> **What you are asked to do**: Images are not part of the copy; transcribe all the data exactly.

--- START ---

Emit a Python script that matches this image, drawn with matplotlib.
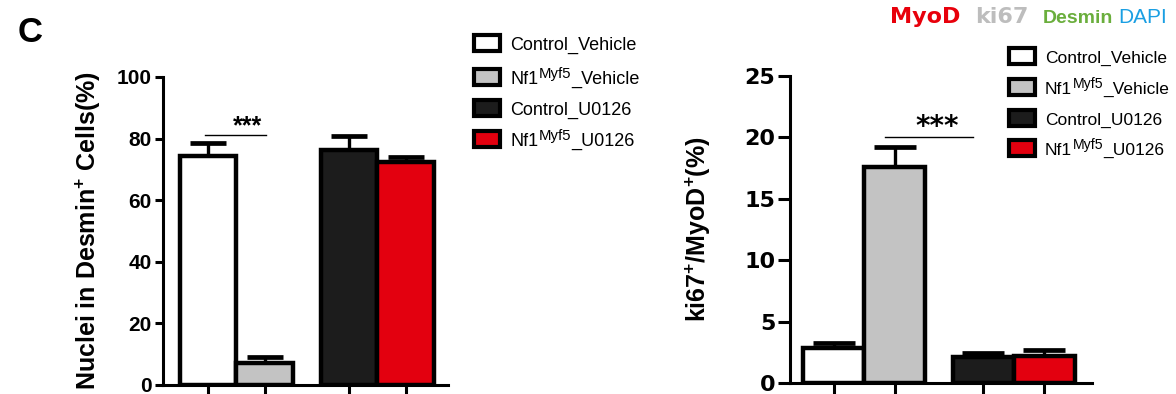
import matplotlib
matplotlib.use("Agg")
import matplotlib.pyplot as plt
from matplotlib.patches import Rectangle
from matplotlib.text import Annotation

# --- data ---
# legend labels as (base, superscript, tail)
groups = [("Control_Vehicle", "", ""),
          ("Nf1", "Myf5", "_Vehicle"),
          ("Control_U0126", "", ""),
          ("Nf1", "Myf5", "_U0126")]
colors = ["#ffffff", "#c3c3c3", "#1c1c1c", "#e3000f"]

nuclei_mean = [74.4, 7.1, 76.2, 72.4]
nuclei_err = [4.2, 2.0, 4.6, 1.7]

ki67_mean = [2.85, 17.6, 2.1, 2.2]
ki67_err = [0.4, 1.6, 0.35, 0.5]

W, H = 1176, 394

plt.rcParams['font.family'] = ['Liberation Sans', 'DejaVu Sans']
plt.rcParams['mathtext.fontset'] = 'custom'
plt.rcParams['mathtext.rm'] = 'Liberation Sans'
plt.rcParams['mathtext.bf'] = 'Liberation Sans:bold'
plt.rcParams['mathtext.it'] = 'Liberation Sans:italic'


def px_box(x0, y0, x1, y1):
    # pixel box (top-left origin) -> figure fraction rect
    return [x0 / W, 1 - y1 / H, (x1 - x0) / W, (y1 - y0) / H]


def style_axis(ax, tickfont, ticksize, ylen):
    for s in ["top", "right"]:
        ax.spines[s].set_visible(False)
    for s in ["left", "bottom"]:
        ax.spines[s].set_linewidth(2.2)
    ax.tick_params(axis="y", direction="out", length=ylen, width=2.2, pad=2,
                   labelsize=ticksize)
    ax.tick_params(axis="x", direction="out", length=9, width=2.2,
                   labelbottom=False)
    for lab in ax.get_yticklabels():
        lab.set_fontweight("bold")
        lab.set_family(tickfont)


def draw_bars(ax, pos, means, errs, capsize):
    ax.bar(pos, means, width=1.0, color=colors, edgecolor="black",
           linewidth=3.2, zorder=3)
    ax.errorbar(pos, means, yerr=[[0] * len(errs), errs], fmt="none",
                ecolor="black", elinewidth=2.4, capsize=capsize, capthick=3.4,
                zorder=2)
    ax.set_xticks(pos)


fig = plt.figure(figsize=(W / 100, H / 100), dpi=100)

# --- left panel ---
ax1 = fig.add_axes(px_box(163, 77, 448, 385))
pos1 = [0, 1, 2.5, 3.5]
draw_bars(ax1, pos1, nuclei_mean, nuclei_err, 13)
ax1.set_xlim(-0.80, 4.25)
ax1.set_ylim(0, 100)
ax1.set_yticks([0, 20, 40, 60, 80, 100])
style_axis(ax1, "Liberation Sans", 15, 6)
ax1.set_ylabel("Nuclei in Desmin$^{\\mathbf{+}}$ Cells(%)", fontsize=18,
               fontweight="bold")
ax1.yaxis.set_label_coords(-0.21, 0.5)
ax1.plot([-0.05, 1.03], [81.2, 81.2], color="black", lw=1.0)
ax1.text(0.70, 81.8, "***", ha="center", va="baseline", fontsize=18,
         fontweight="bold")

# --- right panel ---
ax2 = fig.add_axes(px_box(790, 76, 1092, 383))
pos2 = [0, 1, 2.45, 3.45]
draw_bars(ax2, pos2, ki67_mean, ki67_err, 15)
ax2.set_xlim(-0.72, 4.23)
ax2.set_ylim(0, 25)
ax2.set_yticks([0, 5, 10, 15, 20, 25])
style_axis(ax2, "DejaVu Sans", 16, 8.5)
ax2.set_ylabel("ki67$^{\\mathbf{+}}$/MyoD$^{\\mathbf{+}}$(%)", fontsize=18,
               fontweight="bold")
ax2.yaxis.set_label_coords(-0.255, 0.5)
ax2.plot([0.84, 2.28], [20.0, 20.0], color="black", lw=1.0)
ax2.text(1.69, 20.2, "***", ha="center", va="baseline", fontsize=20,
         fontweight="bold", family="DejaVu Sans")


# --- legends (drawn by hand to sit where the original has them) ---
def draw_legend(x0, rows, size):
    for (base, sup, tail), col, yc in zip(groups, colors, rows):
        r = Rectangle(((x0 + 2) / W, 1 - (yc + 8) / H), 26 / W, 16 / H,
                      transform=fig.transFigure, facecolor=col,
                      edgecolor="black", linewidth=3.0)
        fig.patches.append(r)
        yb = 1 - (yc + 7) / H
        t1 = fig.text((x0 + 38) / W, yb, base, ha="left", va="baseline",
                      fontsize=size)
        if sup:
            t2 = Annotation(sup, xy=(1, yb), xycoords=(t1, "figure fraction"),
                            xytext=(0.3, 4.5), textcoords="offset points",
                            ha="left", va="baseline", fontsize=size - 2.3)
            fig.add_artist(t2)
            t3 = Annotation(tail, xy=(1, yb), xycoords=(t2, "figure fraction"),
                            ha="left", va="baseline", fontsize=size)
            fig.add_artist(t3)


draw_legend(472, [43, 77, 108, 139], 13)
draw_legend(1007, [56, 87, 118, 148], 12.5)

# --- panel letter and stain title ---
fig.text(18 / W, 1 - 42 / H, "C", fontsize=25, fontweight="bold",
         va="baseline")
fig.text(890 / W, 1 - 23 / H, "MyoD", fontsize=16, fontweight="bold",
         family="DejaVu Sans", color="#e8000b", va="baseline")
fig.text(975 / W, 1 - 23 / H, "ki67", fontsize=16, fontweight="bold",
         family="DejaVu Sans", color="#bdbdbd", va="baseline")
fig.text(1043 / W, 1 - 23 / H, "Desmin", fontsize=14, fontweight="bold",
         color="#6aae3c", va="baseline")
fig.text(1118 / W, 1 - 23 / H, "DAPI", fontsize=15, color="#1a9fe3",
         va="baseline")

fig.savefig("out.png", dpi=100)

--- END ---

> **Final answer**:
Emit a Python script that matches this image, drawn with matplotlib.
import matplotlib
matplotlib.use("Agg")
import matplotlib.pyplot as plt
from matplotlib.patches import Rectangle
from matplotlib.text import Annotation

# --- data ---
# legend labels as (base, superscript, tail)
groups = [("Control_Vehicle", "", ""),
          ("Nf1", "Myf5", "_Vehicle"),
          ("Control_U0126", "", ""),
          ("Nf1", "Myf5", "_U0126")]
colors = ["#ffffff", "#c3c3c3", "#1c1c1c", "#e3000f"]

nuclei_mean = [74.4, 7.1, 76.2, 72.4]
nuclei_err = [4.2, 2.0, 4.6, 1.7]

ki67_mean = [2.85, 17.6, 2.1, 2.2]
ki67_err = [0.4, 1.6, 0.35, 0.5]

W, H = 1176, 394

plt.rcParams['font.family'] = ['Liberation Sans', 'DejaVu Sans']
plt.rcParams['mathtext.fontset'] = 'custom'
plt.rcParams['mathtext.rm'] = 'Liberation Sans'
plt.rcParams['mathtext.bf'] = 'Liberation Sans:bold'
plt.rcParams['mathtext.it'] = 'Liberation Sans:italic'


def px_box(x0, y0, x1, y1):
    # pixel box (top-left origin) -> figure fraction rect
    return [x0 / W, 1 - y1 / H, (x1 - x0) / W, (y1 - y0) / H]


def style_axis(ax, tickfont, ticksize, ylen):
    for s in ["top", "right"]:
        ax.spines[s].set_visible(False)
    for s in ["left", "bottom"]:
        ax.spines[s].set_linewidth(2.2)
    ax.tick_params(axis="y", direction="out", length=ylen, width=2.2, pad=2,
                   labelsize=ticksize)
    ax.tick_params(axis="x", direction="out", length=9, width=2.2,
                   labelbottom=False)
    for lab in ax.get_yticklabels():
        lab.set_fontweight("bold")
        lab.set_family(tickfont)


def draw_bars(ax, pos, means, errs, capsize):
    ax.bar(pos, means, width=1.0, color=colors, edgecolor="black",
           linewidth=3.2, zorder=3)
    ax.errorbar(pos, means, yerr=[[0] * len(errs), errs], fmt="none",
                ecolor="black", elinewidth=2.4, capsize=capsize, capthick=3.4,
                zorder=2)
    ax.set_xticks(pos)


fig = plt.figure(figsize=(W / 100, H / 100), dpi=100)

# --- left panel ---
ax1 = fig.add_axes(px_box(163, 77, 448, 385))
pos1 = [0, 1, 2.5, 3.5]
draw_bars(ax1, pos1, nuclei_mean, nuclei_err, 13)
ax1.set_xlim(-0.80, 4.25)
ax1.set_ylim(0, 100)
ax1.set_yticks([0, 20, 40, 60, 80, 100])
style_axis(ax1, "Liberation Sans", 15, 6)
ax1.set_ylabel("Nuclei in Desmin$^{\\mathbf{+}}$ Cells(%)", fontsize=18,
               fontweight="bold")
ax1.yaxis.set_label_coords(-0.21, 0.5)
ax1.plot([-0.05, 1.03], [81.2, 81.2], color="black", lw=1.0)
ax1.text(0.70, 81.8, "***", ha="center", va="baseline", fontsize=18,
         fontweight="bold")

# --- right panel ---
ax2 = fig.add_axes(px_box(790, 76, 1092, 383))
pos2 = [0, 1, 2.45, 3.45]
draw_bars(ax2, pos2, ki67_mean, ki67_err, 15)
ax2.set_xlim(-0.72, 4.23)
ax2.set_ylim(0, 25)
ax2.set_yticks([0, 5, 10, 15, 20, 25])
style_axis(ax2, "DejaVu Sans", 16, 8.5)
ax2.set_ylabel("ki67$^{\\mathbf{+}}$/MyoD$^{\\mathbf{+}}$(%)", fontsize=18,
               fontweight="bold")
ax2.yaxis.set_label_coords(-0.255, 0.5)
ax2.plot([0.84, 2.28], [20.0, 20.0], color="black", lw=1.0)
ax2.text(1.69, 20.2, "***", ha="center", va="baseline", fontsize=20,
         fontweight="bold", family="DejaVu Sans")


# --- legends (drawn by hand to sit where the original has them) ---
def draw_legend(x0, rows, size):
    for (base, sup, tail), col, yc in zip(groups, colors, rows):
        r = Rectangle(((x0 + 2) / W, 1 - (yc + 8) / H), 26 / W, 16 / H,
                      transform=fig.transFigure, facecolor=col,
                      edgecolor="black", linewidth=3.0)
        fig.patches.append(r)
        yb = 1 - (yc + 7) / H
        t1 = fig.text((x0 + 38) / W, yb, base, ha="left", va="baseline",
                      fontsize=size)
        if sup:
            t2 = Annotation(sup, xy=(1, yb), xycoords=(t1, "figure fraction"),
                            xytext=(0.3, 4.5), textcoords="offset points",
                            ha="left", va="baseline", fontsize=size - 2.3)
            fig.add_artist(t2)
            t3 = Annotation(tail, xy=(1, yb), xycoords=(t2, "figure fraction"),
                            ha="left", va="baseline", fontsize=size)
            fig.add_artist(t3)


draw_legend(472, [43, 77, 108, 139], 13)
draw_legend(1007, [56, 87, 118, 148], 12.5)

# --- panel letter and stain title ---
fig.text(18 / W, 1 - 42 / H, "C", fontsize=25, fontweight="bold",
         va="baseline")
fig.text(890 / W, 1 - 23 / H, "MyoD", fontsize=16, fontweight="bold",
         family="DejaVu Sans", color="#e8000b", va="baseline")
fig.text(975 / W, 1 - 23 / H, "ki67", fontsize=16, fontweight="bold",
         family="DejaVu Sans", color="#bdbdbd", va="baseline")
fig.text(1043 / W, 1 - 23 / H, "Desmin", fontsize=14, fontweight="bold",
         color="#6aae3c", va="baseline")
fig.text(1118 / W, 1 - 23 / H, "DAPI", fontsize=15, color="#1a9fe3",
         va="baseline")

fig.savefig("out.png", dpi=100)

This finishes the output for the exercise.